TASK DESCRIPTION: Reproduce the listing exactly, with no pictures in your copy.

DATASET EXCERPT:
::::
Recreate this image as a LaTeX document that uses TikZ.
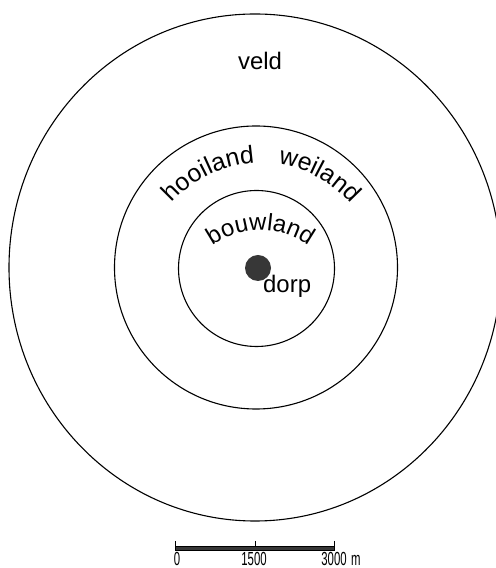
\documentclass[tikz,border=0pt]{standalone}
\usepackage{fontspec}
\setmainfont{Liberation Sans}
\usetikzlibrary{decorations.text,positioning}
\definecolor{dotgray}{RGB}{55,55,55}

\begin{document}
\begin{tikzpicture}[x=1bp,y=1bp,
    ring/.style={draw=black,line width=1.1bp},
    zone/.style={inner sep=0pt,font=\fontsize{24}{24}\selectfont},
    barfont/.style={inner sep=0pt,font=\fontsize{19}{19}\selectfont},
    tick/.style={draw=black,line width=0.9bp}]
  \useasboundingbox (0,0) rectangle (496,568);
  % rings round the village
  \draw[ring] (255,300.5) ellipse [x radius=246,y radius=253.5];
  \draw[ring] (256,300.5) circle [radius=141.5];
  \draw[ring] (256.5,299.5) circle [radius=78];
  % village
  \fill[dotgray] (258,300) circle [radius=13];
  \node[zone,anchor=base west] (dorp) at (263,275) {dorp};
  \node[zone,anchor=base] (veld) at (260,498) {veld};
  % curved zone names
  \path[decorate,decoration={text along path,
      text={|\fontsize{25}{25}\selectfont|hooiland}}]
    (172,365) arc [start angle=138.4,end angle=80,radius=119];
  \path[decorate,decoration={text along path,
      text={|\fontsize{25}{25}\selectfont|weiland}}]
    (278.2,403.8) arc [start angle=81.7,end angle=25,radius=119];
  \path[decorate,decoration={text along path,
      text={|\fontsize{24}{24}\selectfont|bouwland}}]
    (212.6,322.7) arc [start angle=125.8,end angle=35,radius=81];
  % scale bar
  \coordinate (s0) at (175,18);
  \coordinate (s3) at (334,21.5);
  \coordinate (t0) at (175,27);
  \coordinate (t1) at (255,27);
  \coordinate (t3) at (334,27);
  \draw[fill=dotgray,line width=0.6bp] (s0) rectangle (s3);
  \draw[tick] (t0) -- (t0 |- s0);
  \draw[tick] (t1) -- (t1 |- s3);
  \draw[tick] (t3) -- (t3 |- s0);
  \node[barfont,anchor=north] (l0) at (177,15.5) {\scalebox{0.6}[1]{0}};
  \node[barfont,anchor=north] (l1) at (254,15.5) {\scalebox{0.6}[1]{1500}};
  \node[barfont,anchor=north] (l3) at (334,15.5) {\scalebox{0.6}[1]{3000}};
  \node[barfont,base right=4bp of l3] (lm) {\scalebox{0.6}[1]{m}};
\end{tikzpicture}
\end{document}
::::
TASK SOLUTION:
Recreate this image as a LaTeX document that uses TikZ.
\documentclass[tikz,border=0pt]{standalone}
\usepackage{fontspec}
\setmainfont{Liberation Sans}
\usetikzlibrary{decorations.text,positioning}
\definecolor{dotgray}{RGB}{55,55,55}

\begin{document}
\begin{tikzpicture}[x=1bp,y=1bp,
    ring/.style={draw=black,line width=1.1bp},
    zone/.style={inner sep=0pt,font=\fontsize{24}{24}\selectfont},
    barfont/.style={inner sep=0pt,font=\fontsize{19}{19}\selectfont},
    tick/.style={draw=black,line width=0.9bp}]
  \useasboundingbox (0,0) rectangle (496,568);
  % rings round the village
  \draw[ring] (255,300.5) ellipse [x radius=246,y radius=253.5];
  \draw[ring] (256,300.5) circle [radius=141.5];
  \draw[ring] (256.5,299.5) circle [radius=78];
  % village
  \fill[dotgray] (258,300) circle [radius=13];
  \node[zone,anchor=base west] (dorp) at (263,275) {dorp};
  \node[zone,anchor=base] (veld) at (260,498) {veld};
  % curved zone names
  \path[decorate,decoration={text along path,
      text={|\fontsize{25}{25}\selectfont|hooiland}}]
    (172,365) arc [start angle=138.4,end angle=80,radius=119];
  \path[decorate,decoration={text along path,
      text={|\fontsize{25}{25}\selectfont|weiland}}]
    (278.2,403.8) arc [start angle=81.7,end angle=25,radius=119];
  \path[decorate,decoration={text along path,
      text={|\fontsize{24}{24}\selectfont|bouwland}}]
    (212.6,322.7) arc [start angle=125.8,end angle=35,radius=81];
  % scale bar
  \coordinate (s0) at (175,18);
  \coordinate (s3) at (334,21.5);
  \coordinate (t0) at (175,27);
  \coordinate (t1) at (255,27);
  \coordinate (t3) at (334,27);
  \draw[fill=dotgray,line width=0.6bp] (s0) rectangle (s3);
  \draw[tick] (t0) -- (t0 |- s0);
  \draw[tick] (t1) -- (t1 |- s3);
  \draw[tick] (t3) -- (t3 |- s0);
  \node[barfont,anchor=north] (l0) at (177,15.5) {\scalebox{0.6}[1]{0}};
  \node[barfont,anchor=north] (l1) at (254,15.5) {\scalebox{0.6}[1]{1500}};
  \node[barfont,anchor=north] (l3) at (334,15.5) {\scalebox{0.6}[1]{3000}};
  \node[barfont,base right=4bp of l3] (lm) {\scalebox{0.6}[1]{m}};
\end{tikzpicture}
\end{document}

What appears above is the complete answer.